Dataset content =>
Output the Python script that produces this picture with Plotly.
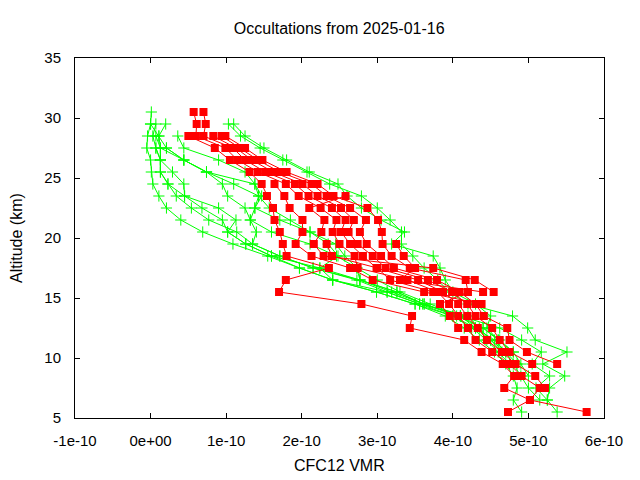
import plotly.graph_objects as go

# ---------------- data (VMR in units of 1e-10) ----------------
SCALE = 1e-10
ALT = [30.5, 29.5, 28.5, 27.5, 26.5, 25.5, 24.5, 23.5, 22.5, 21.5, 20.5, 19.5, 18.5,
       17.5, 16.5, 15.5, 14.5, 13.5, 12.5, 11.5, 10.5, 9.5, 8.5, 7.5, 6.5, 5.5]

# green profiles: (top altitude, values from top downward)
green_g1 = (30.5, [0.01, 0.00, -0.04, -0.05, 0.00, 0.01, 0.03, 0.11, 0.21, 0.40, 0.69, 1.09, 1.55,
                   1.97, 2.41, 2.99, 3.50, 3.90, 4.15, 4.35, 4.55, 4.70, 4.80, 4.85, 4.80, 4.91])
green_g2 = (29.5, [0.07, 0.03, 0.07, 0.13, 0.13, 0.23, 0.34, 0.54, 0.77, 1.14, 1.35, 1.71, 2.15,
                   2.73, 3.13, 3.56, 4.00, 4.30, 4.55, 4.70, 4.80, 4.90, 5.00, 5.15])
green_g3 = (29.5, [0.20, 0.11, 0.13, 0.13, 0.29, 0.44, 0.45, 0.68, 0.95, 1.02, 1.26, 1.60, 2.24,
                   2.77, 3.19, 3.62, 4.05, 4.40, 4.62, 4.80])
green_g4 = (28.5, [0.36, 0.44, 0.90, 1.25, 1.38, 1.43, 1.57, 1.85, 2.11, 2.45, 2.57, 2.73, 2.77,
                   3.26, 3.60, 4.10, 4.30, 4.50, 4.70, 4.85])
green_g5 = (27.5, [0.21, 0.44, 0.74, 0.95, 1.02, 1.25, 1.32, 1.60, 2.11, 2.46, 2.73, 3.00, 3.30,
                   3.70, 4.10, 4.40, 4.60])
green_g6 = (29.5, [1.03, 1.19, 1.45, 1.75, 2.07, 2.37, 2.79, 3.00, 3.17, 3.32, 3.32, 3.47, 3.62,
                   3.80, 3.95, 4.20, 4.79, 4.99, 5.09, 5.51, 5.19, 5.48, 5.28, 5.25, 5.38])
green_g7 = (29.5, [1.10, 1.25, 1.50, 1.80, 2.10, 2.48, 2.60, 2.79, 3.05, 3.36, 3.19, 3.74, 3.83,
                   3.90, 4.00, 4.30, 4.50, 4.45, 4.60, 4.80, 4.90, 5.00])
green_g8 = (28.5, [0.07, 0.13, 0.44, 0.74, 1.10, 1.43, 1.38, 1.71, 2.11, 2.35, 2.48, 2.24, 2.41,
                   3.13, 3.56, 4.20, 4.35, 4.50, 4.65])
green_g9 = (27.5, [0.07, 0.13, 0.13, 0.23, 0.45, 0.90, 1.13, 1.02, 1.26, 1.60, 1.97, 2.41, 2.99,
                   3.50, 4.00, 4.25, 4.45, 4.60, 4.75])
green_g10 = (29.5, [0.00, 0.11, 0.21, 0.44, 0.74, 1.38, 1.47, 1.38, 1.32, 1.40, 1.35, 1.71, 2.15,
                    2.77, 3.26, 3.62, 4.10, 4.62, 4.91, 5.17, 5.05, 5.28, 5.10, 5.25])

# red profiles
red_a = (30.5, [0.57, 0.61, 0.60, 0.99, 1.15, 1.42, 1.79, 1.96, 2.25, 2.46, 2.41, 2.50, 2.70,
                2.74, 3.40, 3.80, 3.95, 4.07, 4.20, 4.30, 4.52, 4.75, 4.91, 5.15, 5.02, 5.77])
red_b = (30.5, [0.70, 0.73, 0.70, 1.09, 1.25, 1.52, 1.91, 2.09, 2.40, 2.58, 2.52, 2.64, 2.81,
                2.99, 3.54, 3.87, 4.07, 4.19, 4.33, 4.45, 4.65, 4.83, 5.09, 5.22])
red_c = (28.5, [0.50, 0.85, 1.05, 1.31, 1.47, 1.54, 1.62, 1.64, 1.71, 1.75, 1.80, 2.36, 1.79,
                1.70, 2.79, 3.46, 3.43, 4.15, 4.38, 4.66, 4.81, 4.68, 5.02, 4.73])
red_d = (28.5, [0.83, 1.13, 1.34, 1.62, 2.01, 2.21, 2.52, 2.69, 2.62, 2.74, 2.94, 3.11, 3.67,
                3.99, 4.19, 4.30, 4.52, 4.62, 4.75, 5.05])
red_e = (28.5, [0.94, 1.18, 1.42, 1.71, 2.13, 2.33, 2.64, 2.85, 2.77, 2.86, 3.05, 3.22, 3.79,
                4.09, 4.30, 4.41, 4.72, 4.75, 4.98, 5.38])
red_f = (28.5, [0.99, 1.25, 1.48, 1.80, 2.21, 2.42, 2.87, 3.01, 3.06, 3.07, 3.19, 3.43, 4.17,
                4.20, 3.83, 3.96, 4.07])
red_g = (24.5, [1.64, 1.77, 1.84, 2.01, 2.01, 1.92, 2.13, 2.64, 2.94, 3.62, 4.38])
red_h = (23.5, [2.58, 2.10, 2.30, 2.26, 2.16, 2.29, 3.74, 4.29, 4.54])
red_i = (19.5, [2.33, 2.40, 3.00, 3.17, 3.74])
red_j = (19.5, [3.25, 3.35, 3.50, 3.30, 4.40])

GREEN_PROFILES = [green_g1, green_g2, green_g3, green_g4, green_g5,
                  green_g6, green_g7, green_g8, green_g9, green_g10]
RED_PROFILES = [red_a, red_b, red_c, red_d, red_e, red_f, red_g, red_h, red_i, red_j]

X_TICKS = [-1, 0, 1, 2, 3, 4, 5, 6]
X_TICK_TEXT = ["-1e-10", "0e+00", "1e-10", "2e-10", "3e-10", "4e-10", "5e-10", "6e-10"]
Y_TICKS = [5, 10, 15, 20, 25, 30, 35]

TITLE = "Occultations from 2025-01-16"
XLABEL = "CFC12 VMR"
YLABEL = "Altitude (km)"

GREEN = "#00ff00"
RED = "#ff0000"
FONT = "Liberation Sans, Arial, sans-serif"


def profile_xy(p):
    top, vals = p
    i0 = ALT.index(top)
    alts = ALT[i0:i0 + len(vals)]
    return [v * SCALE for v in vals], alts


fig = go.Figure()
for p in GREEN_PROFILES:
    x, y = profile_xy(p)
    fig.add_trace(go.Scatter(
        x=x, y=y, mode="lines+markers", showlegend=False,
        line=dict(color=GREEN, width=1),
        marker=dict(symbol="cross-thin", size=8, color=GREEN,
                    line=dict(color=GREEN, width=1))))
for p in RED_PROFILES:
    x, y = profile_xy(p)
    fig.add_trace(go.Scatter(
        x=x, y=y, mode="lines+markers", showlegend=False,
        line=dict(color=RED, width=1),
        marker=dict(symbol="square", size=8, color=RED, line=dict(width=0))))

axis_common = dict(showline=True, linecolor="black", linewidth=1, mirror="ticks",
                   ticks="inside", ticklen=5, tickcolor="black", tickwidth=1,
                   showgrid=False, zeroline=False,
                   tickfont=dict(family=FONT, size=15, color="black"))

fig.update_layout(
    width=640, height=480,
    margin=dict(l=75, r=36, t=58, b=62),
    paper_bgcolor="white", plot_bgcolor="white",
    title=dict(text=TITLE, x=0.53, xanchor="center", y=1 - 28 / 480, yanchor="middle",
               font=dict(family=FONT, size=16, color="black")),
    xaxis=dict(range=[-1 * SCALE, 6 * SCALE],
               tickvals=[t * SCALE for t in X_TICKS], ticktext=X_TICK_TEXT,
               ticklabelstandoff=9, **axis_common),
    yaxis=dict(range=[5, 35], tickvals=Y_TICKS, ticklabelstandoff=10, **axis_common),
    annotations=[
        dict(text=XLABEL, xref="paper", yref="paper", x=0.5, y=(418 - 465) / 360,
             xanchor="center", yanchor="middle", showarrow=False,
             font=dict(family=FONT, size=16, color="black")),
        dict(text=YLABEL, xref="paper", yref="paper", x=(16 - 75) / 529, y=0.5,
             xanchor="center", yanchor="middle", showarrow=False, textangle=-90,
             font=dict(family=FONT, size=16, color="black")),
    ],
)

fig.write_html("out.html")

What this task involves => From the first line above to the line containing "7.5, 6.5, 5.5]", repeat each line exactly. Pictures stay out.

Task solution =>
Output the Python script that produces this picture with Plotly.
import plotly.graph_objects as go

# ---------------- data (VMR in units of 1e-10) ----------------
SCALE = 1e-10
ALT = [30.5, 29.5, 28.5, 27.5, 26.5, 25.5, 24.5, 23.5, 22.5, 21.5, 20.5, 19.5, 18.5,
       17.5, 16.5, 15.5, 14.5, 13.5, 12.5, 11.5, 10.5, 9.5, 8.5, 7.5, 6.5, 5.5]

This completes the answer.